Here is a fairly recent construction, early 20th century, that was built to really show off the Arabic influences in architecture, of interesting note is how vibrant the colours are. Red and yellow for Spain, green for Andalusia. Interestingly, in Alhambra, green is also used to represent the faith of Islam. (early 20th century is also when the OLDEST buildings in Vancouver are built.)The streets are teeming with pedestrians, this area of Seville is clearly foot traffic only. We are close to the Processions, a religious celebration when Jesus of Nazareth returns to Jerusalem, and ends in Palm Sunday. The procession being very popular in Seville, being more of a celebration than the dour, serious religious event it can be (for certain, there are certain participants who do take it with a certain amount of rectitude, but I think many participate it in it as more of a cultural, than a religious event).

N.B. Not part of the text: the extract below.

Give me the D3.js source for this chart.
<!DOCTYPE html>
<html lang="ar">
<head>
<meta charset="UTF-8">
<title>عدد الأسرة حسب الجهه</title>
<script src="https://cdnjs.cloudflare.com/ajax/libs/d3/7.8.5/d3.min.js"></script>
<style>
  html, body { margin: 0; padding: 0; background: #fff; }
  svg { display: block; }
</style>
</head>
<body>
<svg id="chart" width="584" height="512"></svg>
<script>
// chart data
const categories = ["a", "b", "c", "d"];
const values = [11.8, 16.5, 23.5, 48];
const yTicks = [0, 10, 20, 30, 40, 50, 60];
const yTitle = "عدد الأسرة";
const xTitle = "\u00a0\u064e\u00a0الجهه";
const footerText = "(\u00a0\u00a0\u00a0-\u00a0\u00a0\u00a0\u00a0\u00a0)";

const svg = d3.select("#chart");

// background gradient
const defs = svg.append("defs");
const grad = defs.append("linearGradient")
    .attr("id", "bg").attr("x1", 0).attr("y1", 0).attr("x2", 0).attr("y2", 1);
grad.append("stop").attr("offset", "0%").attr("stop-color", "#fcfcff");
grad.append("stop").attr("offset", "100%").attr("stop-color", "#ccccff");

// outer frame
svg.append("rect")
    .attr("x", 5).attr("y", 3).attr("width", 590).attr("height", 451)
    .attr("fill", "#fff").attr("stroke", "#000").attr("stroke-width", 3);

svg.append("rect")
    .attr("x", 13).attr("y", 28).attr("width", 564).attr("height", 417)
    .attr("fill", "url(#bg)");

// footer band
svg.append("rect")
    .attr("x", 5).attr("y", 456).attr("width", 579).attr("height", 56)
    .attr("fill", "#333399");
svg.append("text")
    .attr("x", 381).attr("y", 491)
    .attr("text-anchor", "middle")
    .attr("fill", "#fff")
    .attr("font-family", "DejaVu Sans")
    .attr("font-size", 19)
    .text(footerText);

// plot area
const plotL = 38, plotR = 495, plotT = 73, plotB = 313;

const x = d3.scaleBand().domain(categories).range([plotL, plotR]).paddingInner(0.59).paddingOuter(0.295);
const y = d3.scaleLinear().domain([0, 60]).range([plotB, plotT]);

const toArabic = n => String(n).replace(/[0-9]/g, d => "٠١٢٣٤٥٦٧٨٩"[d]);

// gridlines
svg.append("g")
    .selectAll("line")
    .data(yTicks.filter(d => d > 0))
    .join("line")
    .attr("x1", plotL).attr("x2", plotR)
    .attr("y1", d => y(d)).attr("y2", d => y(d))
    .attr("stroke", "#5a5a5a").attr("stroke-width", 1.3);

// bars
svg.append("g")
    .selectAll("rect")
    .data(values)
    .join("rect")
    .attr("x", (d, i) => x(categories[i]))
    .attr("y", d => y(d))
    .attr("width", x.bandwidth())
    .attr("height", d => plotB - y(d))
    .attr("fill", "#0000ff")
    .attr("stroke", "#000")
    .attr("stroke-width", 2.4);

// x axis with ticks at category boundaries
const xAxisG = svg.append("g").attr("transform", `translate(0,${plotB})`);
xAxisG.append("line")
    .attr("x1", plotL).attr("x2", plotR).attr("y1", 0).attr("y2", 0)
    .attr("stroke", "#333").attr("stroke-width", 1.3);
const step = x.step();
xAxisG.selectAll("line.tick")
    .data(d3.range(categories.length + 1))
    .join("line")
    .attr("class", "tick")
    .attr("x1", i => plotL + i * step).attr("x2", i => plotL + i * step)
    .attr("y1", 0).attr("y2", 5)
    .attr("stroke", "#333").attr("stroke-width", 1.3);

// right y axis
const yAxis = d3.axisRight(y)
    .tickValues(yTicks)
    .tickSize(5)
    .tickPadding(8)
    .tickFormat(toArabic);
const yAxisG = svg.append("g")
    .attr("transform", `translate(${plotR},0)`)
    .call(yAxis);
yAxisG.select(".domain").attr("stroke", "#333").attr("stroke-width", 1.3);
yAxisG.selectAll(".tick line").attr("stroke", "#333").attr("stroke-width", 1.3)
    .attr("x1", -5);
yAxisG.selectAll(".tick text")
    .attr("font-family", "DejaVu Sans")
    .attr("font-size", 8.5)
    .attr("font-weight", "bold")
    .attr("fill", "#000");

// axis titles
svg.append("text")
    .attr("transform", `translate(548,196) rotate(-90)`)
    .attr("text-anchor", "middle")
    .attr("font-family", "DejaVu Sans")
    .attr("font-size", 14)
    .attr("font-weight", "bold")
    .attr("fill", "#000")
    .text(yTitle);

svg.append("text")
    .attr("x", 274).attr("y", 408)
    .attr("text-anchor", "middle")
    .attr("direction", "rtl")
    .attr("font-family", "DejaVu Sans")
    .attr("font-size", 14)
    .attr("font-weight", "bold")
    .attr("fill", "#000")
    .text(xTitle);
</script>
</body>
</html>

Some of the penitents wear uniforms that look suspiciously like the KKK uniforms, albeit all in black. The background of this (yes, more shiny tidbits of info from Nico): folks who had done wrong were dressed in this, and humiliated (think dunce caps). Doing wrong could be many things, some were lead to more severe punishment, some were thought to have repented enough and started their life anew. But wrong could be (as Spain's history is rife with Islamophobia and antisemitism) just being the wrong religion. The KKK wear as a call back to the antisemitism. Nativism and xenophobia stretching across countries and time and cultures, everyone.

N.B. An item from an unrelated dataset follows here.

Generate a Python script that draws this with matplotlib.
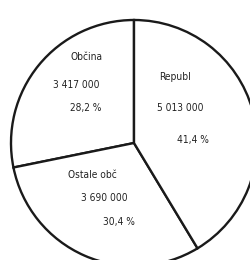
import matplotlib

matplotlib.use("Agg")
import matplotlib.pyplot as plt

labels = ["Občina", "Ostale obč", "Republ"]
values = [3417000, 3690000, 5013000]
shares = ["28,2 %", "30,4 %", "41,4 %"]
amounts = ["3 417 000", "3 690 000", "5 013 000"]

# text anchor points in pixel coords (x, y from top): name, amount, share
text_spots = [
    [(87, 57), (76, 85), (86, 108)],
    [(92, 175), (104, 198), (119, 222)],
    [(175, 77), (180, 108), (193, 140)],
]

fig = plt.figure(figsize=(2.5, 2.6), dpi=100)
ax = fig.add_axes([0, 0, 1, 1])
ax.pie(
    values,
    startangle=90,
    counterclock=True,
    center=(134, 117),
    radius=123,
    colors=["white"] * 3,
    wedgeprops=dict(edgecolor="#1a1a1a", linewidth=1.7),
)
for name, amount, share, spots in zip(labels, amounts, shares, text_spots):
    for txt, (px, py) in zip((name, amount, share), spots):
        ax.text(px, 260 - py, txt, ha="center", va="center",
                fontsize=7.3, color="#222222", family="DejaVu Sans",
                stretch="condensed")
ax.set_xlim(0, 250)
ax.set_ylim(0, 260)
ax.set_aspect("equal")
ax.axis("off")
fig.savefig("out.png", dpi=100, facecolor="white")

get the hint and not bring their business so close to the church.
So this was the illegitimate son of Columbus, Hernando Colon. He bought all things made from the printing press, thousands and thousands, 20,000, all told. Indexed cross referenced by KEY WORD (this is in the 1500's), and by author, and subject. It was an impressive achievement and a precursor to search engines hundreds of years later. But, as all amazing accomplishments that are passed down, this one, after Colon died, was squandered and forgotten. It finally made it into the hands of the church, and over hundreds of years became a sort of personal library to the clergy there. Who, as people do, borrowed some, let other people borrow them, yadda yadda and now there is only 5 000. But, what a story, what vision. And a story I think only Nico would tell. Fantastic.
I supressed the urge to ask if the source code for the software that now controls the bells is available to read. Do I still wonder about it? Yes. Might I be googling about that right now? Maaybe.
Speaking of amazing constructions that ceiling problem at the hostel ended up being a full on leak. We got an UPGRADE. To.. the exact same type of room two floors up. It didn't quite smell like a break room for bookies in the 1950's Brooklyn, the A/C didn't need a hefty dose of imagination to have any effect, but we could still hear every conversation, sneeze and loud whisper from the street below. I have no idea who or what this hostel was constructed for, but surely not sleeping.
I bet you Nico has a great story about it.